▶ [Work instructions]
It is required that the lines from the top of the listing through the line with "import seaborn as sns" be reproduced exactly, excluding pictures.

▶ [Recorded information]

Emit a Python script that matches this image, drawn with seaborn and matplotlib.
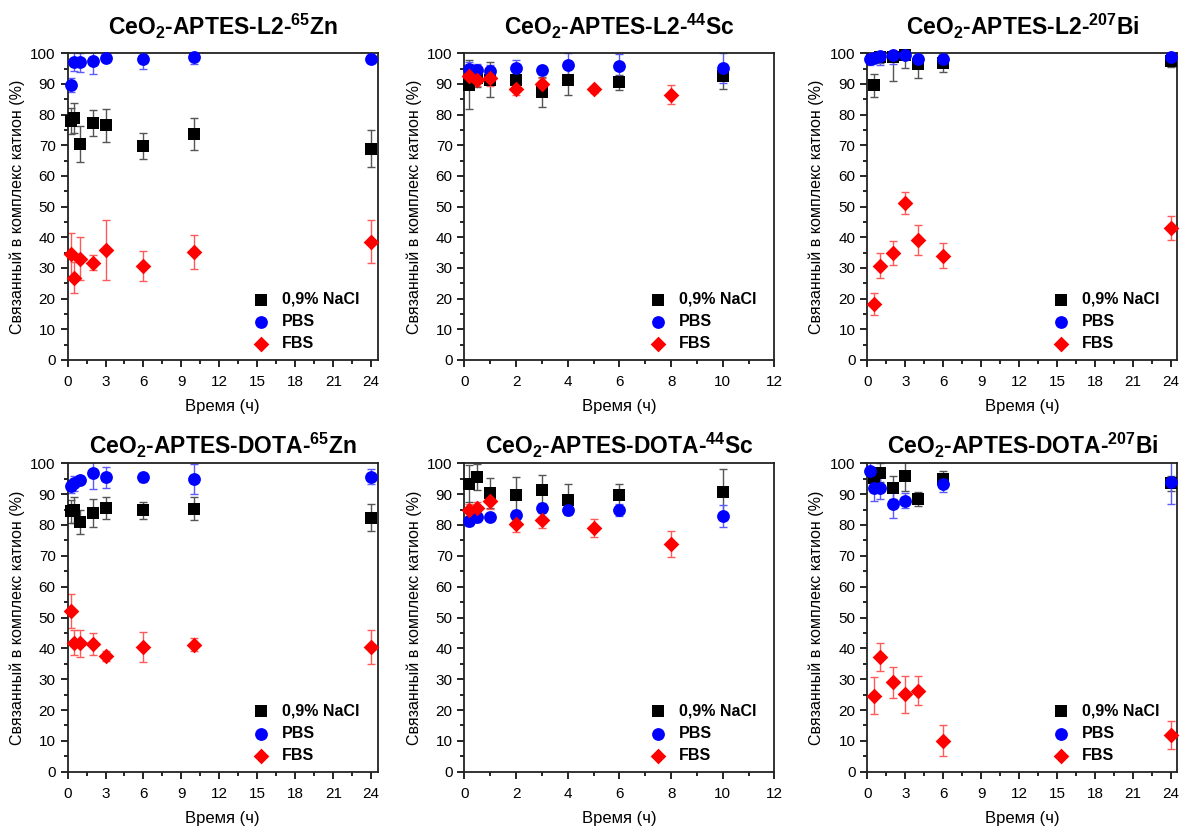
import matplotlib
matplotlib.use("Agg")
import matplotlib.pyplot as plt
from matplotlib.ticker import MultipleLocator
import seaborn as sns

# ---- data ----
# CeO2-APTES-L2-65Zn
L2_ZN_T = [0.25, 0.5, 1, 2, 3, 6, 10, 24]
L2_ZN_NACL = [77.8, 78.9, 70.4, 77.2, 76.5, 69.7, 73.8, 68.9]
L2_ZN_NACL_ERR = [4.2, 5.0, 5.8, 4.2, 5.3, 4.2, 5.2, 6.1]
L2_ZN_PBS = [89.7, 97.3, 97.0, 97.6, 98.4, 98.0, 98.7, 98.1]
L2_ZN_PBS_ERR = [2.3, 3.0, 3.0, 4.5, 1.0, 3.0, 2.3, 1.0]
L2_ZN_FBS = [34.5, 26.8, 33.0, 31.7, 35.8, 30.6, 35.2, 38.6]
L2_ZN_FBS_ERR = [7.0, 5.0, 7.0, 2.5, 9.7, 5.0, 5.5, 7.1]

# CeO2-APTES-L2-44Sc
L2_SC_T = [0.17, 0.5, 1, 2, 3, 4, 6, 10]
L2_SC_NACL = [89.8, 92.0, 91.4, 91.4, 87.4, 91.4, 90.5, 92.5]
L2_SC_NACL_ERR = [8.0, 3.0, 5.8, 3.8, 5.0, 5.0, 2.5, 4.0]
L2_SC_PBS = [94.8, 94.4, 94.1, 95.2, 94.4, 96.2, 95.9, 95.2]
L2_SC_PBS_ERR = [2.5, 2.0, 2.0, 2.5, 1.0, 4.0, 4.0, 5.0]
L2_SC_FBS_T = [0.17, 0.5, 1, 2, 3, 5, 8]
L2_SC_FBS = [92.5, 91.4, 91.9, 88.5, 90.1, 88.2, 86.5]
L2_SC_FBS_ERR = [2.0, 2.0, 2.5, 2.0, 2.0, 1.0, 3.0]

# CeO2-APTES-L2-207Bi
L2_BI_NACL_T = [0.5, 1, 2, 3, 4, 6, 24]
L2_BI_NACL = [89.5, 98.7, 98.7, 99.6, 96.5, 96.8, 97.6]
L2_BI_NACL_ERR = [3.8, 2.0, 7.8, 4.5, 4.5, 3.0, 2.0]
L2_BI_PBS_T = [0.25, 0.5, 1, 2, 3, 4, 6, 24]
L2_BI_PBS = [98.2, 98.5, 99.2, 99.6, 99.5, 98.2, 98.2, 98.7]
L2_BI_PBS_ERR = [2.0, 1.5, 3.0, 3.0, 1.0, 1.0, 1.0, 1.0]
L2_BI_FBS_T = [0.5, 1, 2, 3, 4, 6, 24]
L2_BI_FBS = [18.3, 30.8, 34.9, 51.2, 39.1, 34.0, 43.1]
L2_BI_FBS_ERR = [3.5, 4.0, 4.0, 3.5, 5.0, 4.0, 4.0]

# CeO2-APTES-DOTA-65Zn
DOTA_ZN_T = [0.25, 0.5, 1, 2, 3, 6, 10, 24]
DOTA_ZN_NACL = [84.4, 84.9, 81.0, 83.9, 85.5, 84.7, 85.3, 82.3]
DOTA_ZN_NACL_ERR = [3.8, 4.2, 3.8, 4.4, 3.5, 2.7, 3.8, 4.4]
DOTA_ZN_PBS = [92.5, 93.5, 94.6, 96.8, 95.5, 95.4, 94.9, 95.7]
DOTA_ZN_PBS_ERR = [2.0, 2.5, 1.0, 5.0, 3.4, 1.4, 5.0, 2.3]
DOTA_ZN_FBS = [52.2, 41.8, 41.6, 41.5, 37.5, 40.5, 41.2, 40.5]
DOTA_ZN_FBS_ERR = [5.5, 4.0, 4.5, 3.5, 1.5, 4.8, 2.0, 5.5]

# CeO2-APTES-DOTA-44Sc
DOTA_SC_T = [0.17, 0.5, 1, 2, 3, 4, 6, 10]
DOTA_SC_NACL = [93.3, 95.5, 90.4, 89.6, 91.5, 88.2, 89.8, 90.8]
DOTA_SC_NACL_ERR = [6.0, 4.3, 4.9, 6.0, 4.7, 5.0, 3.5, 7.3]
DOTA_SC_PBS = [81.3, 82.5, 82.5, 83.3, 85.5, 84.9, 84.9, 83.0]
DOTA_SC_PBS_ERR = [1.5, 1.5, 1.0, 1.5, 1.5, 1.0, 2.0, 3.6]
DOTA_SC_FBS_T = [0.17, 0.5, 1, 2, 3, 5, 8]
DOTA_SC_FBS = [84.9, 85.5, 87.7, 80.3, 81.6, 79.1, 73.7]
DOTA_SC_FBS_ERR = [2.0, 2.0, 2.5, 2.5, 2.5, 3.0, 4.2]

# CeO2-APTES-DOTA-207Bi
DOTA_BI_NACL_T = [0.5, 1, 2, 3, 4, 6, 24]
DOTA_BI_NACL = [95.1, 97.0, 92.1, 96.0, 88.3, 94.8, 93.5]
DOTA_BI_NACL_ERR = [2.0, 3.0, 3.7, 5.0, 2.3, 2.8, 2.5]
DOTA_BI_PBS_T = [0.25, 0.5, 1, 2, 3, 6, 24]
DOTA_BI_PBS = [97.5, 91.9, 91.9, 86.7, 87.9, 93.2, 93.8]
DOTA_BI_PBS_ERR = [3.0, 4.2, 3.5, 4.5, 2.5, 2.5, 7.0]
DOTA_BI_FBS_T = [0.5, 1, 2, 3, 4, 6, 24]
DOTA_BI_FBS = [24.6, 37.3, 29.0, 25.2, 26.3, 10.0, 11.9]
DOTA_BI_FBS_ERR = [6.0, 4.5, 5.0, 6.0, 4.8, 5.0, 4.6]

TITLES = [
    r"CeO$_\mathbf{2}$-APTES-L2-$^\mathbf{65}$Zn",
    r"CeO$_\mathbf{2}$-APTES-L2-$^\mathbf{44}$Sc",
    r"CeO$_\mathbf{2}$-APTES-L2-$^\mathbf{207}$Bi",
    r"CeO$_\mathbf{2}$-APTES-DOTA-$^\mathbf{65}$Zn",
    r"CeO$_\mathbf{2}$-APTES-DOTA-$^\mathbf{44}$Sc",
    r"CeO$_\mathbf{2}$-APTES-DOTA-$^\mathbf{207}$Bi",
]
LABELS = ["0,9% NaCl", "PBS", "FBS"]
YLABEL = "Связанный в комплекс катион (%)"
XLABEL = "Время (ч)"

panels = [
    (L2_ZN_T, L2_ZN_NACL, L2_ZN_NACL_ERR, L2_ZN_T, L2_ZN_PBS, L2_ZN_PBS_ERR, L2_ZN_T, L2_ZN_FBS, L2_ZN_FBS_ERR),
    (L2_SC_T, L2_SC_NACL, L2_SC_NACL_ERR, L2_SC_T, L2_SC_PBS, L2_SC_PBS_ERR, L2_SC_FBS_T, L2_SC_FBS, L2_SC_FBS_ERR),
    (L2_BI_NACL_T, L2_BI_NACL, L2_BI_NACL_ERR, L2_BI_PBS_T, L2_BI_PBS, L2_BI_PBS_ERR, L2_BI_FBS_T, L2_BI_FBS, L2_BI_FBS_ERR),
    (DOTA_ZN_T, DOTA_ZN_NACL, DOTA_ZN_NACL_ERR, DOTA_ZN_T, DOTA_ZN_PBS, DOTA_ZN_PBS_ERR, DOTA_ZN_T, DOTA_ZN_FBS, DOTA_ZN_FBS_ERR),
    (DOTA_SC_T, DOTA_SC_NACL, DOTA_SC_NACL_ERR, DOTA_SC_T, DOTA_SC_PBS, DOTA_SC_PBS_ERR, DOTA_SC_FBS_T, DOTA_SC_FBS, DOTA_SC_FBS_ERR),
    (DOTA_BI_NACL_T, DOTA_BI_NACL, DOTA_BI_NACL_ERR, DOTA_BI_PBS_T, DOTA_BI_PBS, DOTA_BI_PBS_ERR, DOTA_BI_FBS_T, DOTA_BI_FBS, DOTA_BI_FBS_ERR),
]

sns.set_style("ticks")
plt.rcParams['font.family'] = ['Liberation Sans', 'DejaVu Sans']
plt.rcParams['mathtext.fontset'] = 'custom'
plt.rcParams['mathtext.rm'] = 'Liberation Sans'
plt.rcParams['mathtext.bf'] = 'Liberation Sans:bold'
plt.rcParams['text.color'] = 'black'
plt.rcParams['axes.labelcolor'] = 'black'

fig = plt.figure(figsize=(11.81, 8.30), dpi=100)

# axes boxes in figure fractions (left, bottom, width, height)
lefts = [0.0572, 0.3933, 0.7344]
rows = [(0.5663, 0.3695), (0.0702, 0.3716)]
title_pads = [13, 7]

styles = [
    dict(marker='s', color='black', ecolor='#555555', s=64),
    dict(marker='o', color='#0000ff', ecolor='#5a5aff', s=85),
    dict(marker='D', color='#ff0000', ecolor='#ff5a5a', s=64),
]

for i, (data, title) in enumerate(zip(panels, TITLES)):
    r, c = divmod(i, 3)
    ax = fig.add_axes([lefts[c], rows[r][0], 0.2625, rows[r][1]])
    is_sc = (c == 1)
    for k in range(3):
        t, v, e = data[3 * k], data[3 * k + 1], data[3 * k + 2]
        st = styles[k]
        ax.errorbar(t, v, yerr=e, fmt='none', ecolor=st['ecolor'], elinewidth=1,
                    capsize=3, capthick=1, zorder=2)
        sns.scatterplot(x=t, y=v, marker=st['marker'], color=st['color'], s=st['s'],
                        linewidth=0, ax=ax, label=LABELS[k], zorder=3, clip_on=False)

    ax.set_ylim(0, 100)
    ax.yaxis.set_major_locator(MultipleLocator(10))
    ax.yaxis.set_minor_locator(MultipleLocator(5))
    if is_sc:
        ax.set_xlim(0, 12)
        ax.xaxis.set_major_locator(MultipleLocator(2))
        ax.xaxis.set_minor_locator(MultipleLocator(1))
    else:
        ax.set_xlim(0, 24.5)
        ax.xaxis.set_major_locator(MultipleLocator(3))
        ax.xaxis.set_minor_locator(MultipleLocator(1.5))

    ax.tick_params(which='major', direction='out', length=5, width=1.2, labelsize=11, colors='black')
    ax.tick_params(axis='x', which='major', pad=6)
    ax.tick_params(which='minor', direction='out', length=3, width=1.2, colors='black')
    for sp in ax.spines.values():
        sp.set_linewidth(1.3)
        sp.set_color('#222222')

    ax.set_title(title, fontsize=16.5, fontweight='bold', pad=title_pads[r], color='black')
    ax.set_ylabel(YLABEL, fontsize=11.5)
    ax.set_xlabel(XLABEL, fontsize=12, labelpad=7)

    ax.legend(loc='lower right', bbox_to_anchor=(0.97, 0.0), frameon=False,
              handletextpad=0.3, labelspacing=0.45, borderaxespad=0.15,
              prop={'weight': 'bold', 'size': 11.5})

fig.savefig("out.png", dpi=100)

▶ [Finished exercise]
Emit a Python script that matches this image, drawn with seaborn and matplotlib.
import matplotlib
matplotlib.use("Agg")
import matplotlib.pyplot as plt
from matplotlib.ticker import MultipleLocator
import seaborn as sns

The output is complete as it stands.